En 1958, par exemple, le système américain adopte l’«amendement Delaney», du nom d’un représentant du Congrès de l’époque. L’amendement ajoute au "Federal Food, Drug, and Cosmetic Act", signé en 1938 par le président Franklin D. Roosevelt, l’obligation désormais faite à la FDA [Food and Drug Administration] de bannir de la nourriture tout ingrédient connu pour être cancérigène.
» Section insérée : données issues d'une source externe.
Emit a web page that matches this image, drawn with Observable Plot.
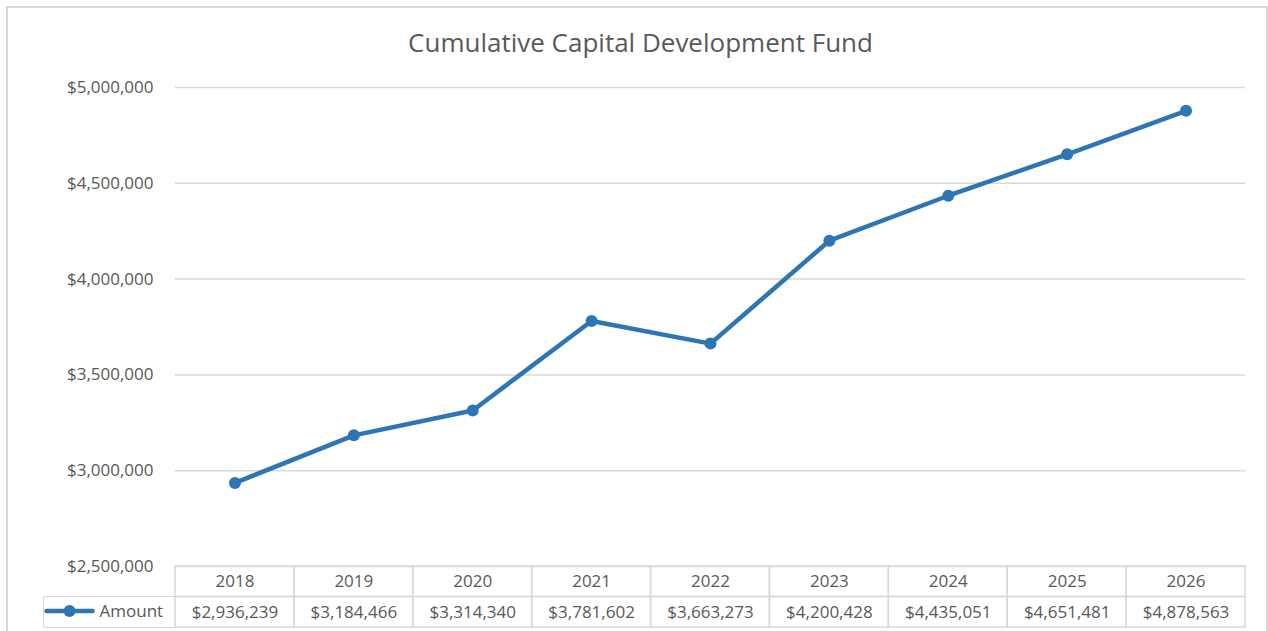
<!DOCTYPE html>
<html>
<head>
<meta charset="utf-8">
<script src="https://cdn.jsdelivr.net/npm/d3@7"></script>
<script src="https://cdn.jsdelivr.net/npm/@observablehq/plot@0.6"></script>
<style>
  body { margin: 0; background: #fff; font-family: "Open Sans", sans-serif; }
  #wrap { position: relative; width: 1268px; height: 631px; overflow: hidden; background: #fff; }
  #border { position: absolute; left: 6px; top: 6px; width: 1262px; height: 700px; border: 2px solid #d9d9d9; box-sizing: border-box; }
  #title { position: absolute; left: 0; width: 1281px; top: 24px; line-height: 36px; text-align: center; font-size: 26px; color: #595959; white-space: pre; }
  .layer { position: absolute; left: 0; }
  #legend { position: absolute; left: 43px; top: 595.75px; width: 132px; height: 32px; box-sizing: border-box;
            border-left: 1.5px solid #d9d9d9; border-top: 1.5px solid #d9d9d9; border-bottom: 1.5px solid #d9d9d9; }
  #legend svg { position: absolute; left: 0; top: 0; overflow: visible; }
</style>
</head>
<body>
<div id="wrap">
  <div id="border"></div>
  <div id="title">Cumulative Capital Development Fund</div>
  <div id="chart" class="layer" style="top:0"></div>
  <div id="table" class="layer" style="top:565px"></div>
  <div id="legend"></div>
</div>
<script>
const years = ["2018", "2019", "2020", "2021", "2022", "2023", "2024", "2025", "2026"];
const amounts = [2936239, 3184466, 3314340, 3781602, 3663273, 4200428, 4435051, 4651481, 4878563];
const yTicks = [2500000, 3000000, 3500000, 4000000, 4500000, 5000000];
const seriesName = "Amount";
const rows = ["year", "amount"];

const fmt = d3.format("$,");
const data = years.map((year, i) => ({year, amount: amounts[i]}));
const cells = years.flatMap((year, i) => [
  {year, row: "year", text: year},
  {year, row: "amount", text: fmt(amounts[i])}
]);

const blue = "#2e75b6";
const grey = "#595959";
const lineGrey = "#d9d9d9";

const chart = Plot.plot({
  width: 1268,
  height: 631,
  marginTop: 87,
  marginBottom: 65,
  marginLeft: 175,
  marginRight: 23,
  style: {background: "transparent", fontFamily: "Open Sans", fontSize: "17px", color: grey, overflow: "visible"},
  x: {type: "point", domain: years, padding: 0.5, round: false, axis: null},
  y: {domain: [2500000, 5000000], axis: null},
  marks: [
    Plot.gridY(yTicks, {stroke: lineGrey, strokeOpacity: 1, strokeWidth: 1.5}),
    Plot.axisY(yTicks, {tickSize: 0, tickPadding: 22, tickFormat: fmt, fill: grey, fontSize: 17, label: null}),
    Plot.lineY(data, {x: "year", y: "amount", stroke: blue, strokeWidth: 4.5, strokeLinejoin: "round", strokeLinecap: "round"}),
    Plot.dot(data, {x: "year", y: "amount", r: 6, fill: blue, stroke: "none"})
  ]
});
document.getElementById("chart").append(chart);

const table = Plot.plot({
  width: 1268,
  height: 63,
  marginTop: 1,
  marginBottom: 1,
  marginLeft: 175,
  marginRight: 23,
  style: {background: "transparent", fontFamily: "Open Sans", fontSize: "17px", color: grey, overflow: "visible"},
  x: {type: "band", domain: years, padding: 0, round: false, axis: null},
  y: {type: "band", domain: rows, padding: 0, round: false, axis: null},
  marks: [
    Plot.cell(cells, {x: "year", y: "row", fill: "none", stroke: lineGrey, strokeWidth: 1.5, inset: 0}),
    Plot.text(cells, {x: "year", y: "row", text: "text", fill: grey, fontSize: 17})
  ]
});
document.getElementById("table").append(table);

// legend swatch
const ns = "http://www.w3.org/2000/svg";
const lg = document.createElementNS(ns, "svg");
lg.setAttribute("width", 130);
lg.setAttribute("height", 30);
lg.innerHTML = `
  <line x1="2.5" x2="48.5" y1="14" y2="14" stroke="${blue}" stroke-width="4.5" stroke-linecap="round"></line>
  <circle cx="25.5" cy="14" r="6" fill="${blue}"></circle>
  <text x="55.5" y="14" dy="0.35em" fill="${grey}" font-family="Open Sans" font-size="17">${seriesName}</text>`;
document.getElementById("legend").append(lg);
</script>
</body>
</html>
Les débats concernent alors divers produits tels la saccharine, l’hydroxyanisole et l’hydroxytoluène butylés [BHA et BHT], sans oublier les nitrates et nitrites ajoutés à la viande.

Au début des années 1970, la crainte que la formation de nitrosamines puisse être particulièrement favorisée par de hautes températures supérieures à 130°C, lors de la friture du bacon par exemple, amène les autorités américaines à durcir en 1978 les règles de préparation de ce produit alimentaire. L’addition au bacon de nitrate [NO3-] est prohibée. Celle de nitrite de potassium [KNO2] doit rester inférieure à 148 mg kg-1.

Un article de P.M. Newberne, paru en 1979 dans la revue «Science», intitulé «Nitrite promotes lymphoma incidence in rats», donne lieu en 1980 à une rectification de la part de de l’«Interagency Working Group on Nitrite Research», convoqué par la «Food and Drug Administration» [FDA]. La démonstration de Newberne n’apparaît pas scientifiquement convaincante [«No demonstration could be found that the increased incidences of these tumors were induced by the ingestion of sodium nitrite»].

Selon un avis émis en 2006 par le Centre International de Recherche sur le Cancer [CIRC], membre de l'Organisation Mondiale de la Santé [OMS], les ions nitrate et nitrite ingérés sont «probablement cancérigènes chez l’homme» (Groupe 2A) [«Ingested nitrate or nitrite under conditions that result in endogenous nitrosation is probably carcinogenic to humans (Group 2A)»].

Les auteurs américains rappellent qu’en réalité la salive humaine contient en permanence des nitrites. La plus grande partie des nitrites que nous avalons vient, en fait, de la salive [Most ingested nitrite is formed in saliva]. La déglutition de la salive associée à celle de n’importe quel aliment est ainsi capable de donner lieu à la formation de composés N-nitrosés. Les auteurs américains se montrent ainsi très critiques à l’égard de la décision du CIRC [When carefully examined, this conclusion appears to be very narrow in scope […] Thus, questions about the appropriateness of the IARC conclusion exist].

Contrastant avec toutes les péripéties et controverses scientifico-administratives (dont cette rubrique n’est pas en mesure de faire un compte rendu exhaustif), il se trouve, comme le soulignent les auteurs dans leur conclusion, que les travaux scientifiques des dernières décennies ont tout particulièrement mis en lumière les effets bénéfiques des nitrates et nitrites alimentaires sur la santé humaine [The ongoing research focused on the metabolism of nitric oxide, nitrite, and nitrate appears to reaffirm the general benefits of nitrate/nitrite in human health].  

Les scientifiques de l’alimentation sont ainsi confrontés à un double défi [The challenge to scientists is twofold]:

- Améliorer notre compréhension des mécanismes de la salaison

- Instruire l’ensemble des nutritionnistes et des scientifiques de la santé, et, bien sûr aussi, le grand public, afin de faire comprendre le rôle fondamental en biologie humaine de l’ion nitrite [NO2-] et de permettre à chacun de prendre les distances qui s’imposent à l’égard des griefs parfois encore formulés à tort à son encontre [The second is to effectively educate a broad community of public health scientists, nutritionists, and the general public about the fundamental role of nitrite in biology in order to address concerns about adverse heath effects from dietary exposure].